Given how dramatically containerized apps and microservices canĀ simplify software management, it comes as no real surprise that enterprise adoption is on an upswing. According to 451 Research, the app container market could be worth a whopping $2.7 billion by 2020 (up from $762 million in 2016), and Portworx reports that over 30 percent of companies spent $500,000-plus on license and usage fees for container tech in 2017. Moreover, analysts at Gartner predict that in the next year, roughly 50 percent of companies will use containers in some form.

Pixeom, for one, is riding the wave pretty successfully. The Santa Clara, California-based startup, which develops edge computing software for enterprises, today announced that it’s raised $15 million in funding led by Intel Capital, following investments from Samsung’s Catalyst Fund and energy delivery company National Grid. It comes after revenue grew four times year-over-year to hit “double-digit millions,” and shortly after Pixeom crossed a major milestone: over one million deployments.

“While there are other cloud services on the market today, Pixeom is transformational,” said cofounder and chairman Sam Nagar, who previously worked as a software engineer at Microsoft on Hyper-V and PowerShell, developing the large-scale virtualization and management capabilities of Windows Server. “We have created a truly boundary-less … platform without rules and limits imposed on its users by other cloud service providers.”

Pixeom’s edge computing platform enables cloud service providers to package and orchestrate containerized apps like those found in Google Cloud Platform, Amazon Web Services, or Microsoft Azure, so that they’re able to run on edge infrastructure comprising a range of hardware and operating systems. Using “edge versions” of AI, data processing, messaging, stream processing, and analytics services recreated to match on-premises APIs, admins can create and submit containerized apps (or adapt existing apps) and publish them to public or private portals, from where they can be installed to edge devices and managed on-premises.

Pixeom’s service as it exists today is something of a pivot for the startup, which in 2014 launched a Kickstarter for what Nagar described as a personal, encrypted cloud device. The eponymous Pixeom X1, which packed a Raspberry Pi, plugged into a network via Ethernet and enabled customers to join a wider Pixeom community through which they could share apps and content.
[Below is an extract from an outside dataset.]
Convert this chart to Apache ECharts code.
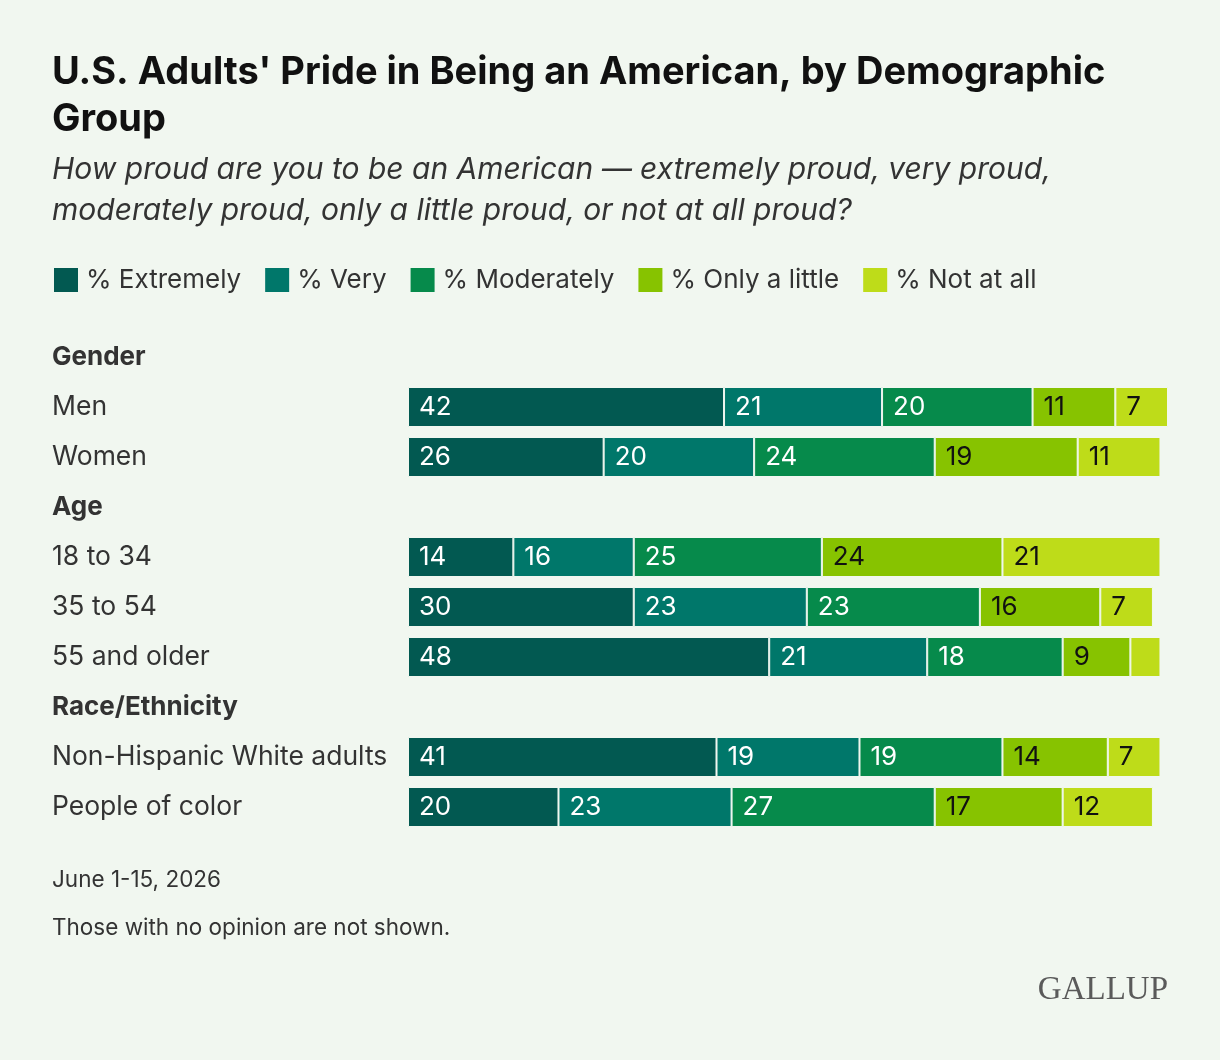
<!DOCTYPE html>
<html>
<head>
<meta charset="utf-8">
<script src="https://cdn.jsdelivr.net/npm/echarts@6/dist/echarts.min.js"></script>
<style>
    html, body { margin: 0; padding: 0; background: #F1F7F0; }
    #chart { width: 1220px; height: 1060px; }
</style>
</head>
<body>
<div id="chart"></div>
<script>
// rows, top to bottom; headers have no bars
var categories = ["Gender", "Men", "Women", "Age", "18 to 34", "35 to 54", "55 and older",
    "Race/Ethnicity", "Non-Hispanic White adults", "People of color"];
var headers = ["Gender", "Age", "Race/Ethnicity"];

var seriesNames = ["% Extremely", "% Very", "% Moderately", "% Only a little", "% Not at all"];
var colors = ["#025951", "#00776A", "#068A4B", "#87C300", "#BEDC19"];
var labelColors = ["#ffffff", "#ffffff", "#ffffff", "#111111", "#111111"];

var extremely = [null, 42, 26, null, 14, 30, 48, null, 41, 20];
var very = [null, 21, 20, null, 16, 23, 21, null, 19, 23];
var moderately = [null, 20, 24, null, 25, 23, 18, null, 19, 27];
var onlyLittle = [null, 11, 19, null, 24, 16, 9, null, 14, 17];
var notAtAll = [null, 7, 11, null, 21, 7, 4, null, 7, 12];

var allValues = [extremely, very, moderately, onlyLittle, notAtAll];
var font = "Inter, 'Noto Sans', sans-serif";

var series = [];
for (var i = 0; i < seriesNames.length; i++) {
    series.push({
        name: seriesNames[i],
        type: "bar",
        stack: "total",
        barWidth: 40,
        data: allValues[i],
        itemStyle: {
            color: colors[i],
            borderColor: "#F1F7F0",
            borderWidth: 1
        },
        label: {
            show: true,
            position: "insideLeft",
            distance: 11,
            color: labelColors[i],
            fontSize: 26,
            fontFamily: font,
            formatter: function (p) {
                // the thin 4% slice has no label
                return p.value >= 5 ? p.value : "";
            }
        }
    });
}

var myChart = echarts.init(document.getElementById("chart"));
myChart.setOption({
    backgroundColor: "#F1F7F0",
    animation: false,
    title: [
        {
            text: "U.S. Adults' Pride in Being an American, by Demographic\nGroup",
            left: 47,
            top: 44,
            textStyle: {
                fontSize: 38,
                fontWeight: "bold",
                fontFamily: font,
                color: "#111111",
                lineHeight: 47
            }
        },
        {
            text: "How proud are you to be an American \u2014 extremely proud, very proud,\nmoderately proud, only a little proud, or not at all proud?",
            left: 47,
            top: 144,
            textStyle: {
                fontSize: 30,
                fontStyle: "italic",
                fontWeight: "normal",
                fontFamily: font,
                color: "#333333",
                lineHeight: 41
            }
        }
    ],
    legend: {
        left: 52,
        top: 266,
        padding: 0,
        icon: "rect",
        itemWidth: 26,
        itemHeight: 26,
        itemGap: 22,
        textStyle: {
            fontSize: 26,
            fontFamily: font,
            color: "#333333",
            padding: [0, 0, 0, 2]
        },
        data: seriesNames
    },
    grid: {
        left: 408,
        top: 332,
        width: 760,
        height: 500,
        containLabel: false
    },
    xAxis: {
        type: "value",
        min: 0,
        max: 101,
        show: false
    },
    yAxis: {
        type: "category",
        inverse: true,
        data: categories,
        axisLine: { show: false },
        axisTick: { show: false },
        splitLine: { show: false },
        axisLabel: {
            margin: 356,
            align: "left",
            formatter: function (v) {
                if (headers.indexOf(v) >= 0) return "{h|" + v + "}";
                return "{r|" + v + "}";
            },
            rich: {
                h: { fontSize: 26, fontWeight: "bold", fontFamily: font, color: "#333333" },
                r: { fontSize: 26.5, fontFamily: font, color: "#333333" }
            }
        }
    },
    series: series,
    graphic: [
        {
            type: "text",
            left: 52,
            top: 869,
            style: { text: "June 1-15, 2026", fontSize: 22.5, fontFamily: font, fill: "#333333" }
        },
        {
            type: "text",
            left: 52,
            top: 917,
            style: { text: "Those with no opinion are not shown.", fontSize: 22.5, fontFamily: font, fill: "#333333" }
        },
        {
            type: "text",
            right: 52,
            top: 974,
            style: { text: "GALLUP", fontSize: 33, fontFamily: "'Liberation Serif', 'DejaVu Serif', serif", fill: "#5a5a5a" }
        }
    ]
});
</script>
</body>
</html>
The crowdfunded peripheral raised over $75,000 in the end, exceeding its goal by over $15,000. But despite the early success, Nagar and his sister and cofounder Karishma Nagar made the strategic decision in the intervening years to pursue a hardware-agnostic route. It paid dividends: Pixeom — which counts Google, Samsung, Honeywell, Comcast, and Vodafone among its ecosystem partners — now has “dozens” of Fortune 500 companies in the energy, telecom, manufacturing, security, retail, and health care sectors, and employs a workforce of more than 80 people.